§ **Exercise instructions**: Copy out every line exactly, passing over the pictures.
Start of Material
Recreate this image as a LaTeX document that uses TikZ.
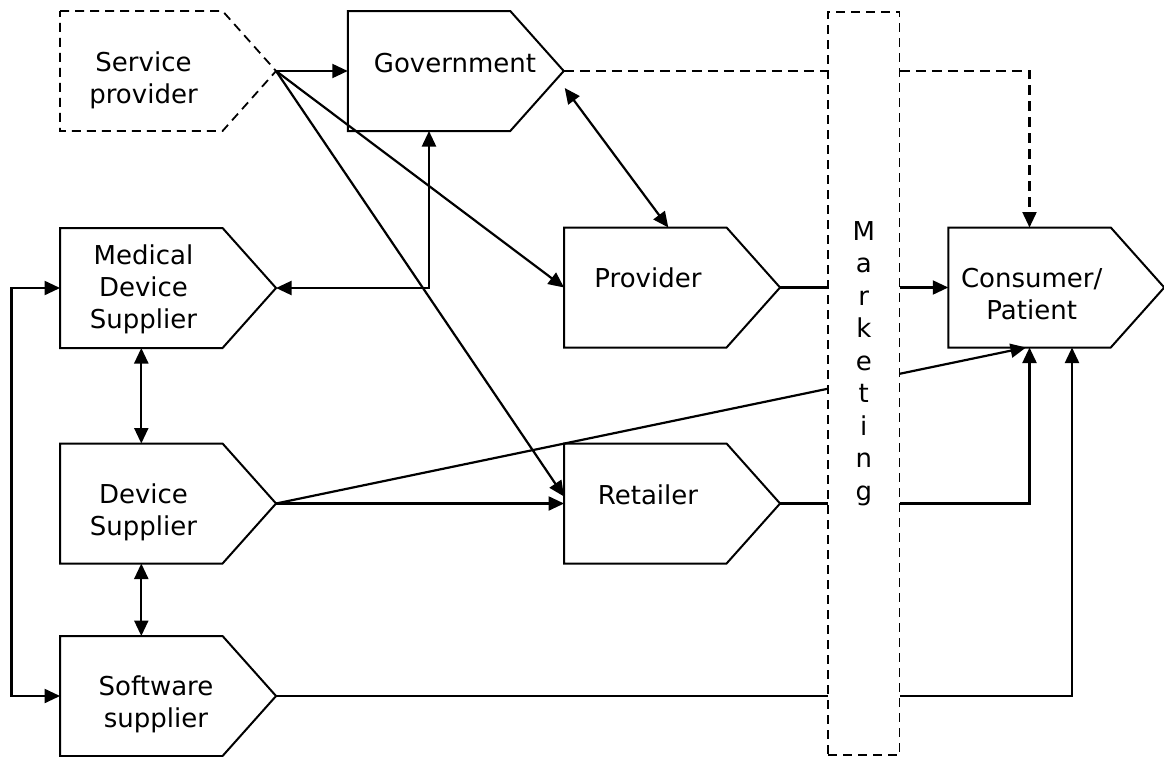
\documentclass[tikz,border=0pt]{standalone}
\usepackage{fontspec}
\setmainfont{DejaVu Sans}
\usetikzlibrary{arrows.meta}

% Pentagon "tag" box: a rectangular body node plus a pointed right end.
\newcommand\drawtag[3][]{%
  \node[tagbody] (#2) at (#3) {};
  \draw[tagline,#1] (#2.north west) -- (#2.north east)
    -- ([xshift=53.5pt]#2.east) coordinate (#2-tip)
    -- (#2.south east) -- (#2.south west) -- cycle;
}

\tikzset{
  tagbody/.style={rectangle, minimum width=162.5pt, minimum height=120pt,
    inner sep=0pt, outer sep=0pt},
  tagline/.style={line width=2pt, line join=miter},
  dashedline/.style={line width=1.8pt, dash pattern=on 9pt off 6pt},
  % the base anchor of a multi-line label sits on its last line
  label/.style={anchor=base, inner sep=0pt, align=center,
    font=\fontsize{26}{32}\selectfont},
  conn/.style={line width=2.2pt, -{Triangle[length=15.5pt,width=14pt]}},
  twoway/.style={line width=2.2pt,
    {Triangle[length=15.5pt,width=14pt]}-{Triangle[length=15.5pt,width=14pt]}},
  govlink/.style={line width=2.2pt, dash pattern=on 10pt off 6pt,
    -{Triangle[length=15.5pt,width=14pt]}},
  mktbox/.style={rectangle, minimum width=71.6pt, minimum height=743.3pt,
    inner sep=0pt, draw, fill=white, line width=1.7pt,
    dash pattern=on 9pt off 6pt}
}

\begin{document}
\begin{tikzpicture}[x=1pt, y=-1pt]
\useasboundingbox (0,0) rectangle (1164,756);

% boxes
\drawtag[dashedline]{sp}{141.3,71}
\drawtag{gov}{429,71}
\drawtag{med}{141.3,288}
\drawtag{dev}{141.3,503.5}
\drawtag{sw}{141.3,696}
\drawtag{prov}{645.3,287.5}
\drawtag{ret}{645.3,503.5}
\drawtag{cons}{1029.5,287.5}

% box labels
\node[label] (sp-text)   at (143.5,103.5) {Service\\provider};
\node[label] (gov-text)  at (455,72)      {Government};
\node[label] (med-text)  at (143.5,328.5) {Medical\\Device\\Supplier};
\node[label] (dev-text)  at (143.5,535.5) {Device\\Supplier};
\node[label] (sw-text)   at (156,727.5)   {Software\\supplier};
\node[label] (prov-text) at (648,287)     {Provider};
\node[label] (ret-text)  at (648,504)     {Retailer};
\node[label] (cons-text) at (1031.7,319.3) {Consumer/\\Patient};

% connectors
\draw[conn] (sp-tip) -- (gov.west);
\draw[conn] (sp-tip) -- (prov.west);
\draw[conn] (sp-tip) -- ([yshift=7pt]ret.west);
\draw[twoway] (gov.south) |- (med-tip);
\draw[twoway] ([shift={(1,17)}]gov-tip) -- ([xshift=23pt]prov.north);
\draw[govlink] (gov-tip) -| (cons.north);
\draw[conn] (prov-tip) -- (cons.west);
\draw[conn] (dev-tip) -- (ret.west);
\draw[conn] (dev-tip) -- ([xshift=-3.5pt]cons.south);
\draw[conn] (ret-tip) -| (cons.south);
\draw[conn] (sw-tip) -| ([xshift=42.5pt]cons.south);
\draw[twoway] (med.south) -- (dev.north);
\draw[twoway] (dev.south) -- (sw.north);
\draw[twoway] (med.west) -- ++(-48.5,0) |- (sw.west);

% marketing band over the flows
\node[mktbox] (mkt) at (863.8,383.3) {};
\node[label, font=\fontsize{26}{32.5}\selectfont] (mkt-text) at (863.8,500)
  {M\\a\\r\\k\\e\\t\\i\\n\\g};
\end{tikzpicture}
\end{document}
End of Material
§ **The result**:
Recreate this image as a LaTeX document that uses TikZ.
\documentclass[tikz,border=0pt]{standalone}
\usepackage{fontspec}
\setmainfont{DejaVu Sans}
\usetikzlibrary{arrows.meta}

% Pentagon "tag" box: a rectangular body node plus a pointed right end.
\newcommand\drawtag[3][]{%
  \node[tagbody] (#2) at (#3) {};
  \draw[tagline,#1] (#2.north west) -- (#2.north east)
    -- ([xshift=53.5pt]#2.east) coordinate (#2-tip)
    -- (#2.south east) -- (#2.south west) -- cycle;
}

\tikzset{
  tagbody/.style={rectangle, minimum width=162.5pt, minimum height=120pt,
    inner sep=0pt, outer sep=0pt},
  tagline/.style={line width=2pt, line join=miter},
  dashedline/.style={line width=1.8pt, dash pattern=on 9pt off 6pt},
  % the base anchor of a multi-line label sits on its last line
  label/.style={anchor=base, inner sep=0pt, align=center,
    font=\fontsize{26}{32}\selectfont},
  conn/.style={line width=2.2pt, -{Triangle[length=15.5pt,width=14pt]}},
  twoway/.style={line width=2.2pt,
    {Triangle[length=15.5pt,width=14pt]}-{Triangle[length=15.5pt,width=14pt]}},
  govlink/.style={line width=2.2pt, dash pattern=on 10pt off 6pt,
    -{Triangle[length=15.5pt,width=14pt]}},
  mktbox/.style={rectangle, minimum width=71.6pt, minimum height=743.3pt,
    inner sep=0pt, draw, fill=white, line width=1.7pt,
    dash pattern=on 9pt off 6pt}
}

\begin{document}
\begin{tikzpicture}[x=1pt, y=-1pt]
\useasboundingbox (0,0) rectangle (1164,756);

% boxes
\drawtag[dashedline]{sp}{141.3,71}
\drawtag{gov}{429,71}
\drawtag{med}{141.3,288}
\drawtag{dev}{141.3,503.5}
\drawtag{sw}{141.3,696}
\drawtag{prov}{645.3,287.5}
\drawtag{ret}{645.3,503.5}
\drawtag{cons}{1029.5,287.5}

% box labels
\node[label] (sp-text)   at (143.5,103.5) {Service\\provider};
\node[label] (gov-text)  at (455,72)      {Government};
\node[label] (med-text)  at (143.5,328.5) {Medical\\Device\\Supplier};
\node[label] (dev-text)  at (143.5,535.5) {Device\\Supplier};
\node[label] (sw-text)   at (156,727.5)   {Software\\supplier};
\node[label] (prov-text) at (648,287)     {Provider};
\node[label] (ret-text)  at (648,504)     {Retailer};
\node[label] (cons-text) at (1031.7,319.3) {Consumer/\\Patient};

% connectors
\draw[conn] (sp-tip) -- (gov.west);
\draw[conn] (sp-tip) -- (prov.west);
\draw[conn] (sp-tip) -- ([yshift=7pt]ret.west);
\draw[twoway] (gov.south) |- (med-tip);
\draw[twoway] ([shift={(1,17)}]gov-tip) -- ([xshift=23pt]prov.north);
\draw[govlink] (gov-tip) -| (cons.north);
\draw[conn] (prov-tip) -- (cons.west);
\draw[conn] (dev-tip) -- (ret.west);
\draw[conn] (dev-tip) -- ([xshift=-3.5pt]cons.south);
\draw[conn] (ret-tip) -| (cons.south);
\draw[conn] (sw-tip) -| ([xshift=42.5pt]cons.south);
\draw[twoway] (med.south) -- (dev.north);
\draw[twoway] (dev.south) -- (sw.north);
\draw[twoway] (med.west) -- ++(-48.5,0) |- (sw.west);

% marketing band over the flows
\node[mktbox] (mkt) at (863.8,383.3) {};
\node[label, font=\fontsize{26}{32.5}\selectfont] (mkt-text) at (863.8,500)
  {M\\a\\r\\k\\e\\t\\i\\n\\g};
\end{tikzpicture}
\end{document}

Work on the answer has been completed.